Yes, 1.25" is rather mild and you'll be fine lifting that much. The full adjustment is reportedly more like 1.75". It's a slippery slope of more in trade with handling. More static lift puts the front control arms at a steeper angle, narrowing the track width, and causing more toe steer upon cycling the suspension. The rear axle panhard bar also is at a steeper angle, displacing the rear axle off to one side. Hitting a bump will cause the rear end to oscillate left/right more.

It will give you more overall lift even in AHC high positions as it adds to each height mode. Extra high is 80mm lift in the rear. Adding to a base 1.75" lift (~45mm), makes that an incredible 125mm (5"!). Not too shabby and something LC's can't touch. So if that's your focus, that's a good thing. Keep in mind some level of droop travel in the higher positions should be considered though. Generally when I offroad in anything other than smooth fireroads, I'm generally in 4-lo which already gives some added lift.

1576868022359.png


I believe you said you're building a newer 2020 LX? Those come with 8-speeds with a great low first gear, and awesome spread. You can practically run any size tire you like without bothering to re-gear, as first gear is practically the same as the old 6-speed with 4.88 regear. If you do go all the way to a 35", then you'll probably want to routinely drive in S7, to lock out 8th gear.
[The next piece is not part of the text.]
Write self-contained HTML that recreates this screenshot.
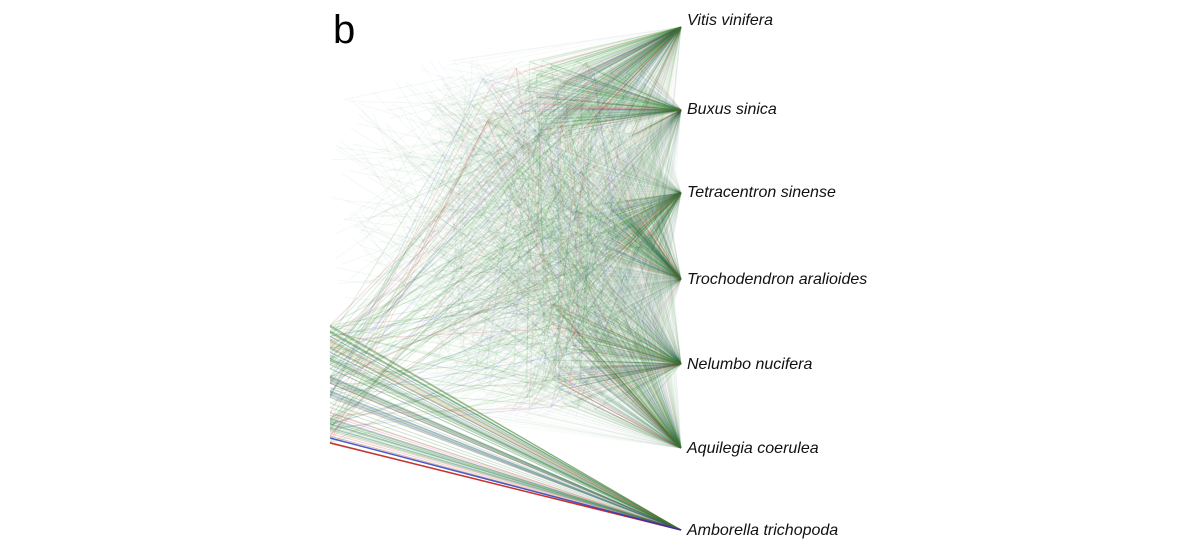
<!DOCTYPE html>
<html><head><meta charset="utf-8"><style>
html,body{margin:0;padding:0;background:#fff;width:1200px;height:546px;overflow:hidden}
#w{position:relative;width:1200px;height:546px}
svg{position:absolute;left:0;top:0}
.t{position:absolute;left:687px;font:italic 16px "Liberation Sans",sans-serif;color:#111;white-space:nowrap}
#b{position:absolute;left:333px;top:8px;font:40px "Liberation Sans",sans-serif;color:#000}
</style></head><body><div id="w">
<svg id="s" width="1200" height="546"></svg>
<div id="b">b</div>
<div class="t" style="top:12px">Vitis vinifera</div>
<div class="t" style="top:101px">Buxus sinica</div>
<div class="t" style="top:184px">Tetracentron sinense</div>
<div class="t" style="top:271px">Trochodendron aralioides</div>
<div class="t" style="top:356px">Nelumbo nucifera</div>
<div class="t" style="top:440px">Aquilegia coerulea</div>
<div class="t" style="top:522px">Amborella trichopoda</div>
</div>
<script>
var s=1234567;function r(){s=(s*16807)%2147483647;return s/2147483647;}
var tips=[[681,27],[681,110],[681,193],[681,279],[681,364],[681,448],[681,530]];
var out=[];
function L(a,b,c,d,col,o,w){out.push('<line x1="'+a.toFixed(1)+'" y1="'+b.toFixed(1)+'" x2="'+c.toFixed(1)+'" y2="'+d.toFixed(1)+'" stroke="'+col+'" stroke-opacity="'+o+'" stroke-width="'+(w||1)+'"/>');}
function col(){var q=r();return q<0.7?'#2e7d32':(q<0.85?'#3040c0':(q<0.93?'#d03030':'#30c030'));}
for(var i=0;i<2000;i++){var t=tips[Math.floor(r()*6)];var x=420+r()*240,y=60+r()*360;if(t[1]<80&&y>300)y-=200;L(x,y,t[0],t[1],col(),0.04);}
for(var i=0;i<250;i++){var x=330+r()*150,y=80+r()*300;L(x,y,450+r()*200,60+r()*340,'#2e7d32',0.05);}
for(var k=0;k<90;k++){var c=col();var ry=325+r()*120;var nx=470+r()*130,ny=60+r()*350;
L(330,ry,681,530,c,0.22);L(330,ry,nx,ny,c,0.15);
var ax=550+r()*100,ay=300+r()*110;L(nx,ny,ax,ay,c,0.1);L(ax,ay,681,364,c,0.17);L(ax,ay,681,448,c,0.17);
var bx=600+r()*60,by=200+r()*60;L(nx,ny,bx,by,c,0.1);L(bx,by,681,193,c,0.17);L(bx,by,681,279,c,0.17);
var cx=520+r()*120,cy=60+r()*80;L(nx,ny,cx,cy,c,0.1);L(cx,cy,681,27,c,0.17);L(cx,cy,681,110,c,0.17);}
L(330,443,681,530,'#d02020',0.9,1.5);L(330,438,681,530,'#2030c0',0.8,1.5);
document.getElementById('s').innerHTML=out.join('');
</script></body></html>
As a advocate of well rounded rigs, I'll reiterate it's easy to compromise the rigs balance with mods such that it loses quite a bit of handling and on-road performance, such that on road handling safety could be compromised. Not trying to be alarmist, but that's the truth with lots of overly built and biased for off-road rigs. When a balanced rig could do 99% of the same stuff, without as many compromises.

To that end, I'd highly recommend 285/60r20 (33.5") tires or even a 295/60r20 (not as common a size) with 1" spacers to increase track width and maintain lateral stability. Both woudl be considered a "34" by traditional measures, which will almost be an unstoppable tire on most any trail. And fit in the spare position. With a 1.25" AHC lift, you'll be sitting pretty.